When Stephen Strasburg pitches his next-to-last game Friday, don’t forget the most important reason he’s being shut down: The Nats are close to building an exceptional team, not just a very good one. They want to maximize all the odds of a long run as a dominant club.
This is how great baseball projects look at the beginning. If you don’t get this far, with your own fans in disbelief and foes stunned to realize they are not just beaten but outclassed, you never make the whole journey. But if you do, it’s amazing.
The Orioles had baseball’s best record from 1960 to ’83. The Braves won 14 straight division titles. The Phillies, a joke for much of a century, just won five straight NL East titles. Boston has just six losing seasons in the last 44 years. St. Louis has been over .500 69 times in 91 years: 76 percent winners!
Six months ago, it looked like by 2013 or ’14 the Nats might be a team with such a chance. Now it already has happened. As Ryan Zimmerman says, “We haven’t done anything yet.” And they haven’t left their first permanent mark.
But after 137games, the Nats are on a 100-win pace. More important, from a 30,000-foot perspective, they’ve done it despite injuries and without even one player performing above his previous best level or above what his potential appeared to be on Opening Day.

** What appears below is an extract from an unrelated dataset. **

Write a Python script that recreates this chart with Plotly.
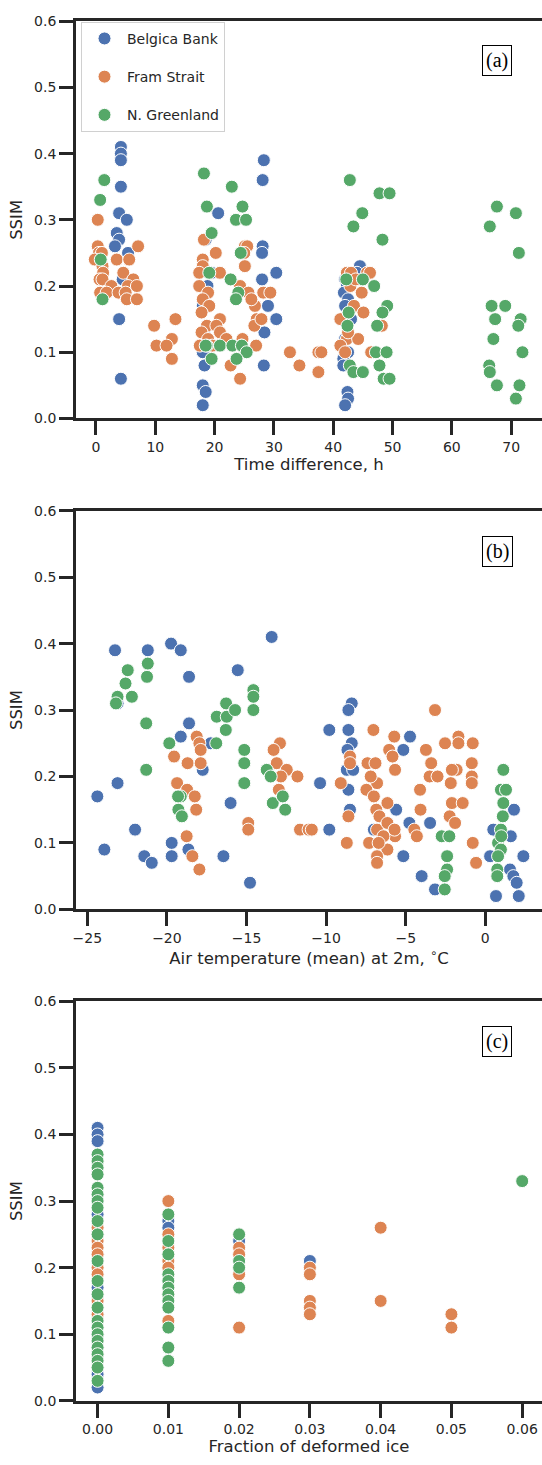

Strasburg, Gio Gonzalez, Jordan Zimmermann, Ross Detwiler, Edwin Jackson, Tyler Clippard, Sean Burnett and Drew Storen all have ERAs at the same levels they had in ’11 or in multiple previous seasons. None is a surprise. True, the rotation has been abnormally healthy. But John Lannan was always waiting at Class AAA to fill a gap. And as counterbalance, everyday players were abnormally injured.
Zimmerman, Michael Morse, Adam LaRoche and Jayson Werth, as a group, are slightly below their career-long offensive production per at-bat. Factoring injuries, they’re far below projections. All four have had 30-homer years. In ’12, just 63 combined so far.
Three young players with big obvious talent are all panning out: Ian Desmond, Danny Espinosa and Bryce Harper. But no talent evaluator would have been surprised if you said they would have an OPS-plus (on-base plus slugging adjusted to ballpark) of 121, 101 and 109 this season (100 is MLB average). As a group, you’d expect them to trend even higher in future.